For Nader the anecdote about the two lovers: Rimbaud and Verlaine who’s drug-fulled argument led Verlaine to shoot Rimbaud in the hand resulting in his imprisonment, is a passionate-dadaistic role play. It is possible to determine which visual cipher corresponds to which aspect of philosophy or event in literature. This is however unnecessary. Hegel’s “Phenomenology of Spirit” (or the Phenomenology of the Mind), “die Gestalt des Selbstbewusstseins” and Negation, Dualism (the opposition between thesis and antithesis) are all integral to Nader’s thinking. As Nader reads, draws and paints he delves deeper into the world of the humanities, so far that Hegelian philosophers consider him as a peer, my own philosophical excursion remains patchy. Nevertheless, there is a magical pull,
a meaning that Nader’s paintings conjure.
In the early 90’s I was given a work on paper. It was from Nader. The water colour in the background shows a woman who calmly gazes out from the picture at the viewer, on her upturned forearm lies the head of a man. Salome and John the Baptist. His eyes are shut, the head is drawn with a few black lines. Underneath it reads: “I kiss your little hand, Madame, ...” and above “Für Adorno”.

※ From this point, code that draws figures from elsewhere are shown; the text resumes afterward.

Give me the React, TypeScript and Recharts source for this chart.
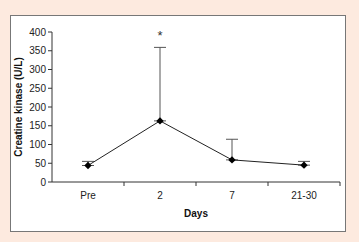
import { ComposedChart, Line, XAxis, YAxis, ErrorBar, ReferenceDot } from 'recharts'

const days = ['Pre', '2', '7', '21-30']
const ckMean = [44, 163, 59, 45]
const ckSdUp = [11, 196, 55, 10]
const yTicks = [0, 50, 100, 150, 200, 250, 300, 350, 400]
const xTicks = [0, 0.5, 1, 1.5, 2, 2.5, 3, 3.5]
const significant = [{ day: 1, label: '*' }]

const data = days.map((d, i) => ({
  x: i,
  day: d,
  ck: ckMean[i],
  err: [0, ckSdUp[i]],
}))

const font = '"Liberation Sans", Arial, sans-serif'

function Diamond(props: any) {
  const { cx, cy } = props
  if (cx == null || cy == null) return null
  const r = 3.7
  return (
    <polygon
      points={`${cx},${cy - r} ${cx + r},${cy} ${cx},${cy + r} ${cx - r},${cy}`}
      fill="#000"
    />
  )
}

function DayTick(props: any) {
  const { x, y, payload } = props
  const v = payload.value
  if (Number.isInteger(v)) {
    return (
      <text x={x} y={y + 9} textAnchor="middle" fontSize={10} fill="#222" fontFamily={font}>
        {days[v]}
      </text>
    )
  }
  return <line x1={x} x2={x} y1={y - 8} y2={y - 4} stroke="#333" />
}

export default function App() {
  return (
    <div
      style={{
        position: 'fixed',
        left: 0,
        top: 0,
        width: 359,
        height: 242,
        background: '#fdeadf',
        fontFamily: font,
      }}
    >
      <div
        style={{
          position: 'absolute',
          left: 10,
          top: 15,
          width: 334,
          height: 215,
          background: '#fff',
          border: '1px solid #777',
        }}
      />
      <div style={{ position: 'absolute', left: 0, top: 0 }}>
        <ComposedChart width={359} height={242} data={data} margin={{ top: 32, right: 19, bottom: 30, left: 10 }}>
          <XAxis
            dataKey="x"
            type="number"
            domain={[-0.5, 3.5]}
            ticks={xTicks}
            interval={0}
            tickLine={false}
            tick={<DayTick />}
            height={30}
            stroke="#333"
            label={{ value: 'Days', position: 'insideBottom', offset: -5, fontSize: 10, fontWeight: 700, fill: '#111', fontFamily: font }}
          />
          <YAxis
            domain={[0, 400]}
            ticks={yTicks}
            interval={0}
            width={42}
            tickSize={4}
            stroke="#333"
            tick={{ fontSize: 10, fill: '#222', fontFamily: font }}
            label={{
              value: 'Creatine kinase (U/L)',
              angle: -90,
              position: 'insideLeft',
              offset: 8,
              style: { textAnchor: 'middle', fontSize: 10, fontWeight: 700, fill: '#111', fontFamily: font },
            }}
          />
          <Line
            dataKey="ck"
            stroke="#222"
            strokeWidth={1}
            dot={<Diamond />}
            activeDot={false}
            isAnimationActive={false}
          >
            <ErrorBar dataKey="err" width={6} stroke="#555" strokeWidth={1} direction="y" />
          </Line>
          {significant.map((s) => (
            <ReferenceDot
              key={s.day}
              x={s.day}
              y={400}
              r={0}
              label={{ value: s.label, position: 'center', fontSize: 13, fill: '#333', dy: 3 }}
            />
          ))}
        </ComposedChart>
      </div>
    </div>
  )
}
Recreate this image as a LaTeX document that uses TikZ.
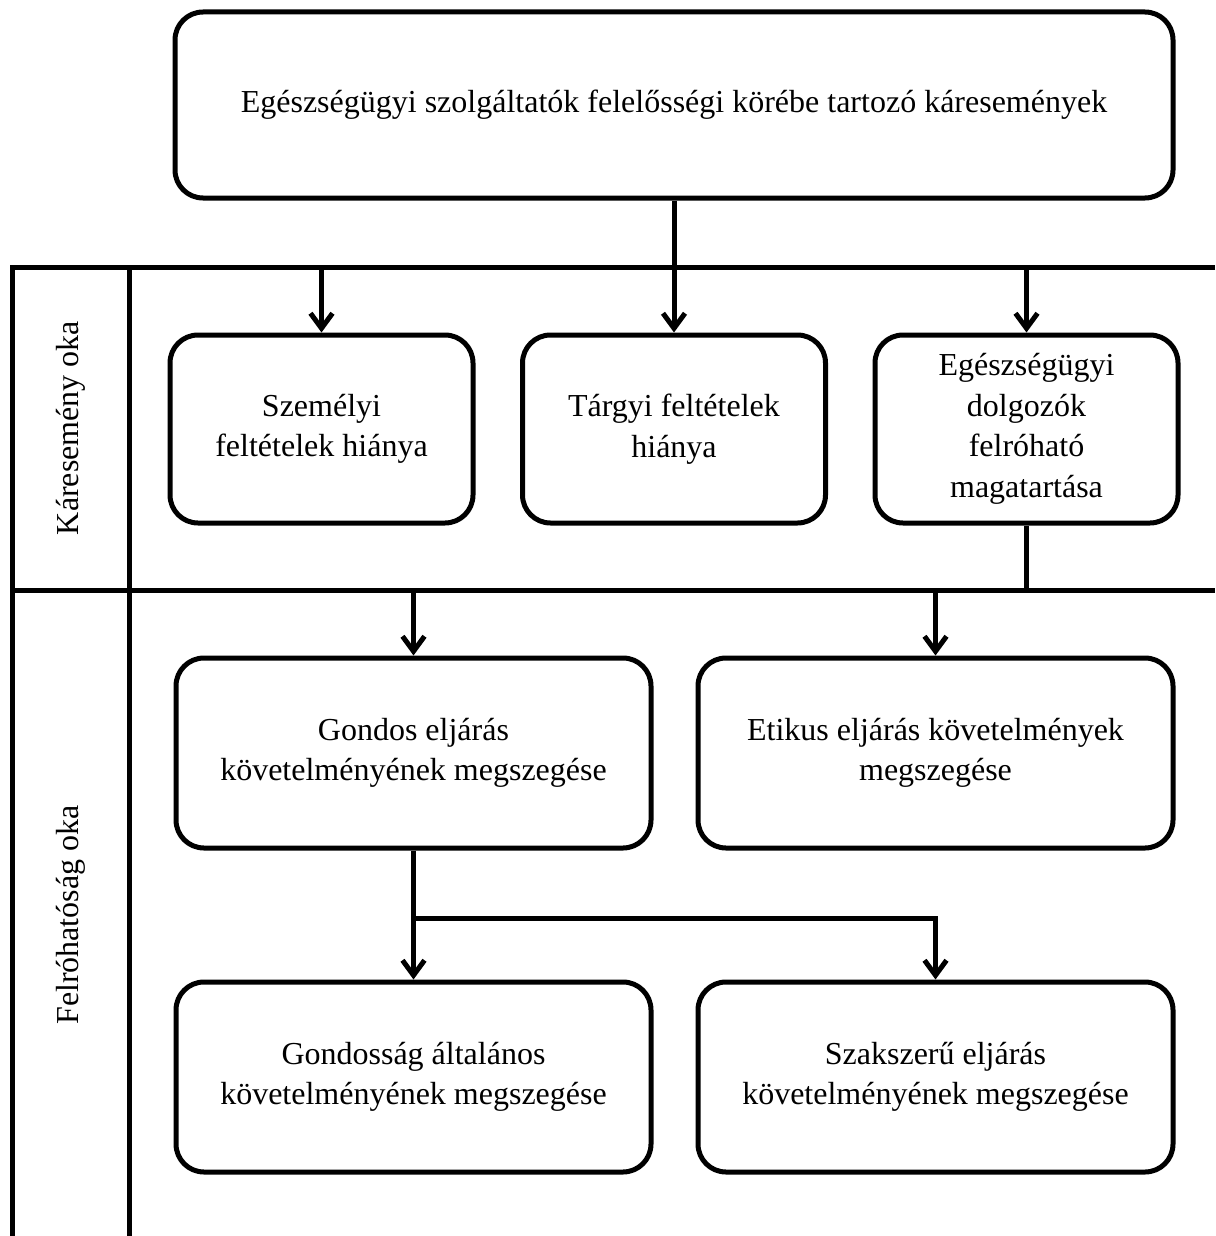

Nothing makes sense. The decapitated desires the murderer who remains silent. What has any of it to do with Adorno? For years this drawing has puzzled me. It is more than likely that I do not understand the whole context of the image, however this does not lessen my appreciaton for the piece. In fact I enjoy the rift, where nothing is clear, the contradiction in art and in life. This drawing prompted me to think upon the relationship between men and women, upon perpetrators and victims, lust and passion, presence and absence. I have often looked at the woman’s mute gaze and wondered what is violence and what is freedom.